→ Goal of the exercise:
The listing below should be printed exactly, every line of it. Skip the pictures.

→ Stored data:
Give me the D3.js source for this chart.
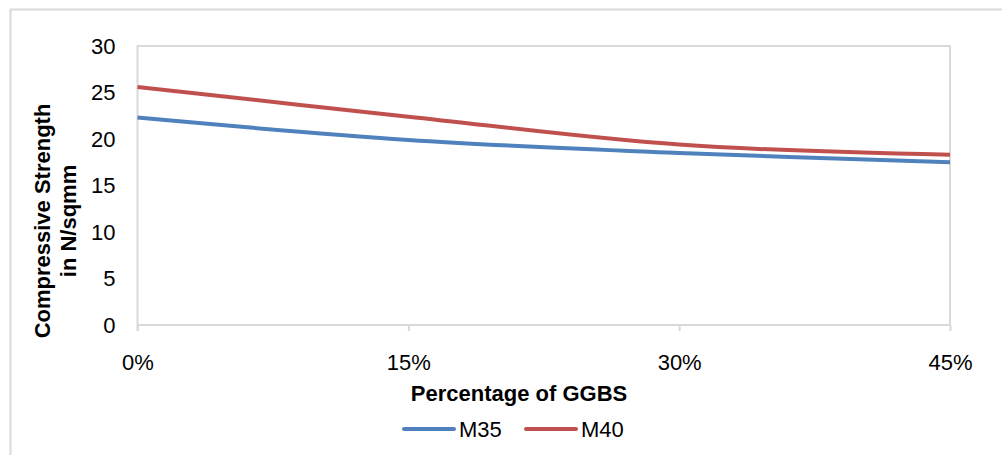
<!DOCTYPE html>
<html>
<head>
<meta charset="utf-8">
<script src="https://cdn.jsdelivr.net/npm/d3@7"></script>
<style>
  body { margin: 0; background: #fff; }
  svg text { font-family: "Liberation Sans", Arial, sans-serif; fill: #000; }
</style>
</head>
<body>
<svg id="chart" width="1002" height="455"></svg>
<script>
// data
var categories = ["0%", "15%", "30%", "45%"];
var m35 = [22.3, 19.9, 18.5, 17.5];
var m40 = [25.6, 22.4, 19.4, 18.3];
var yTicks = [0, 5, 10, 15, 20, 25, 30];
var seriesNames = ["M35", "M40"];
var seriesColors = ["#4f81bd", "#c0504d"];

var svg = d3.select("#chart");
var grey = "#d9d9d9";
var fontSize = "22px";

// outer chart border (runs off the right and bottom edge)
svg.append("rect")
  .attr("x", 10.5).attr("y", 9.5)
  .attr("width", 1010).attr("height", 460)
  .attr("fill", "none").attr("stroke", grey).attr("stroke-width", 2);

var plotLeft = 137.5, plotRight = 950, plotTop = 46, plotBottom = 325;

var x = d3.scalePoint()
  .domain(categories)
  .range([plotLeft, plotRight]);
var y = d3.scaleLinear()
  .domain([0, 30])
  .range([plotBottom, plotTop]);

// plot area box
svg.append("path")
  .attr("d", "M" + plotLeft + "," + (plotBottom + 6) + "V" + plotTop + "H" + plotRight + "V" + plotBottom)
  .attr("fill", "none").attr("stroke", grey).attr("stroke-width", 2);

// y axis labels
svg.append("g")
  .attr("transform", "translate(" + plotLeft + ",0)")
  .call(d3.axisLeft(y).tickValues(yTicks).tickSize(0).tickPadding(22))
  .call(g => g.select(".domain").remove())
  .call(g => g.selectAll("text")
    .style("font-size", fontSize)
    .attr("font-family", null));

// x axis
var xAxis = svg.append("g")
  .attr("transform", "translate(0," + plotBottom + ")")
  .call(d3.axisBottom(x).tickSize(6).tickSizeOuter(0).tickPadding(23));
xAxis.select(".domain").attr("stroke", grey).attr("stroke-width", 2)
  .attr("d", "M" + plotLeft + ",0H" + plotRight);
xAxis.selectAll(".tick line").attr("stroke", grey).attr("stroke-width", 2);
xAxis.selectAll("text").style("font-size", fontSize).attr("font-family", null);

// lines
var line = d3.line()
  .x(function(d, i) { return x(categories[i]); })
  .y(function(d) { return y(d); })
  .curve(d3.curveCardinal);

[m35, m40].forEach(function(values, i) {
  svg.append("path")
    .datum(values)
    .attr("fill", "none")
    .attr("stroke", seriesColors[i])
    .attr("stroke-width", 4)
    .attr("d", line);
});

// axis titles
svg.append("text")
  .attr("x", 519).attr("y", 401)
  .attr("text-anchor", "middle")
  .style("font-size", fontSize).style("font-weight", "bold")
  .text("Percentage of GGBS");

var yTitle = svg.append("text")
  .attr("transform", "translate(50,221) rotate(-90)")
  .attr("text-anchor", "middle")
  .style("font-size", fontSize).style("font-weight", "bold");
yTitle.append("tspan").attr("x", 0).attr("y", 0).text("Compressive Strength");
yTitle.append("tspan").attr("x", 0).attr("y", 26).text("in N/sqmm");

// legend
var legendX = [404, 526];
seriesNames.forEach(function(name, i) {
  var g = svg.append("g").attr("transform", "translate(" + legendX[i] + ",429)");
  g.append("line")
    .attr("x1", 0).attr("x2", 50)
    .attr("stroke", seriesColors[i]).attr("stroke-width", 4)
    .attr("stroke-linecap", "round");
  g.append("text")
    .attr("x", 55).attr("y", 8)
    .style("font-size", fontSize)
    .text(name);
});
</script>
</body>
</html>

→ Solution for this exercise:
Give me the D3.js source for this chart.
<!DOCTYPE html>
<html>
<head>
<meta charset="utf-8">
<script src="https://cdn.jsdelivr.net/npm/d3@7"></script>
<style>
  body { margin: 0; background: #fff; }
  svg text { font-family: "Liberation Sans", Arial, sans-serif; fill: #000; }
</style>
</head>
<body>
<svg id="chart" width="1002" height="455"></svg>
<script>
// data
var categories = ["0%", "15%", "30%", "45%"];
var m35 = [22.3, 19.9, 18.5, 17.5];
var m40 = [25.6, 22.4, 19.4, 18.3];
var yTicks = [0, 5, 10, 15, 20, 25, 30];
var seriesNames = ["M35", "M40"];
var seriesColors = ["#4f81bd", "#c0504d"];

var svg = d3.select("#chart");
var grey = "#d9d9d9";
var fontSize = "22px";

// outer chart border (runs off the right and bottom edge)
svg.append("rect")
  .attr("x", 10.5).attr("y", 9.5)
  .attr("width", 1010).attr("height", 460)
  .attr("fill", "none").attr("stroke", grey).attr("stroke-width", 2);

var plotLeft = 137.5, plotRight = 950, plotTop = 46, plotBottom = 325;

var x = d3.scalePoint()
  .domain(categories)
  .range([plotLeft, plotRight]);
var y = d3.scaleLinear()
  .domain([0, 30])
  .range([plotBottom, plotTop]);

// plot area box
svg.append("path")
  .attr("d", "M" + plotLeft + "," + (plotBottom + 6) + "V" + plotTop + "H" + plotRight + "V" + plotBottom)
  .attr("fill", "none").attr("stroke", grey).attr("stroke-width", 2);

// y axis labels
svg.append("g")
  .attr("transform", "translate(" + plotLeft + ",0)")
  .call(d3.axisLeft(y).tickValues(yTicks).tickSize(0).tickPadding(22))
  .call(g => g.select(".domain").remove())
  .call(g => g.selectAll("text")
    .style("font-size", fontSize)
    .attr("font-family", null));

// x axis
var xAxis = svg.append("g")
  .attr("transform", "translate(0," + plotBottom + ")")
  .call(d3.axisBottom(x).tickSize(6).tickSizeOuter(0).tickPadding(23));
xAxis.select(".domain").attr("stroke", grey).attr("stroke-width", 2)
  .attr("d", "M" + plotLeft + ",0H" + plotRight);
xAxis.selectAll(".tick line").attr("stroke", grey).attr("stroke-width", 2);
xAxis.selectAll("text").style("font-size", fontSize).attr("font-family", null);

// lines
var line = d3.line()
  .x(function(d, i) { return x(categories[i]); })
  .y(function(d) { return y(d); })
  .curve(d3.curveCardinal);

[m35, m40].forEach(function(values, i) {
  svg.append("path")
    .datum(values)
    .attr("fill", "none")
    .attr("stroke", seriesColors[i])
    .attr("stroke-width", 4)
    .attr("d", line);
});

// axis titles
svg.append("text")
  .attr("x", 519).attr("y", 401)
  .attr("text-anchor", "middle")
  .style("font-size", fontSize).style("font-weight", "bold")
  .text("Percentage of GGBS");

var yTitle = svg.append("text")
  .attr("transform", "translate(50,221) rotate(-90)")
  .attr("text-anchor", "middle")
  .style("font-size", fontSize).style("font-weight", "bold");
yTitle.append("tspan").attr("x", 0).attr("y", 0).text("Compressive Strength");
yTitle.append("tspan").attr("x", 0).attr("y", 26).text("in N/sqmm");

// legend
var legendX = [404, 526];
seriesNames.forEach(function(name, i) {
  var g = svg.append("g").attr("transform", "translate(" + legendX[i] + ",429)");
  g.append("line")
    .attr("x1", 0).attr("x2", 50)
    .attr("stroke", seriesColors[i]).attr("stroke-width", 4)
    .attr("stroke-linecap", "round");
  g.append("text")
    .attr("x", 55).attr("y", 8)
    .style("font-size", fontSize)
    .text(name);
});
</script>
</body>
</html>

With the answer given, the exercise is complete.